Yoga EducationThis week I am attending the national Amercan Academy of Religion (AAR) conference in Washingtion DC. I am swimming in a sea of religious studies scholars – what’s a yoga teacher like me doing in a place like this?

When I began teaching yoga immediately after completing my teacher’s training in 1990, I also began formulating many questions about what and how I was teaching that could not be answered within the yoga community. It required reading multiple translations and interpretations of sacred texts, commentaries, historical analysis and critiques – materials not usually offered in a yoga training program which focuses on the experience of the practice – usually as explained by one guru.

My decision to go back to graduate school in 2001 was partly to create the necessary time to do this work, with the support and resources available in an intellectual environment. Academic approaches to yoga can offer additional ways to better understand and teach the complex system of yoga. But even as a yoga practitioner, I wanted to know more about how others have experienced the body, the mind and spirit in their practice.

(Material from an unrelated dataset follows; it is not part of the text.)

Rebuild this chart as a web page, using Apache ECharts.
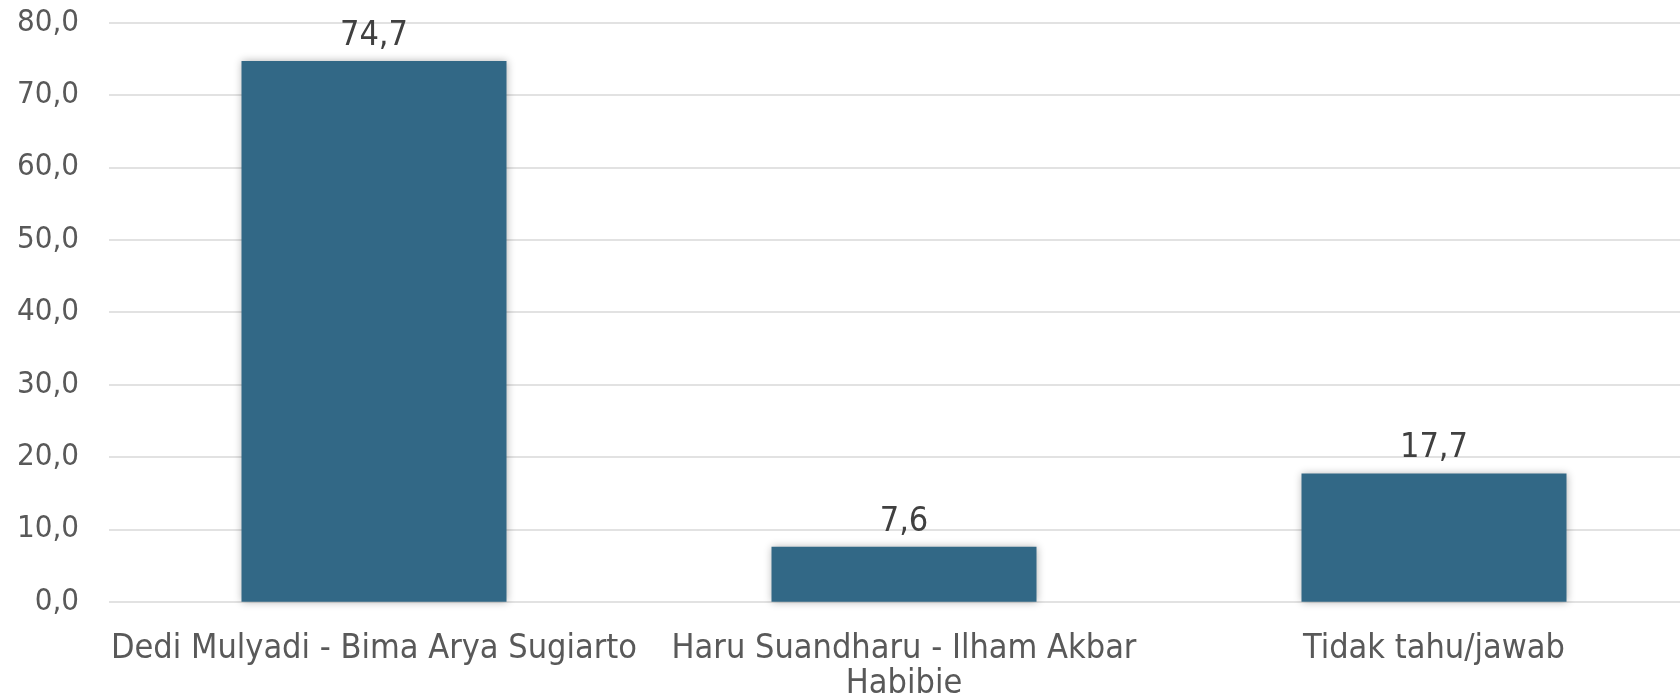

It’s these questions and this desire to know and be able to articulate what I have experienced (and therefore also know) that brings me into this larger community of religious studies scholars which includes historians, anthropologists, philosophers, feminists and authors on Indic, Buddhist and Tantric spiritual practices. Although I cannot claim to really feel like a fish who has found her “school” (or a bird who has found her “flock”!), I am swimming in a large and open ocean of knowledge with many possibilities of understanding what I practice and what I teach.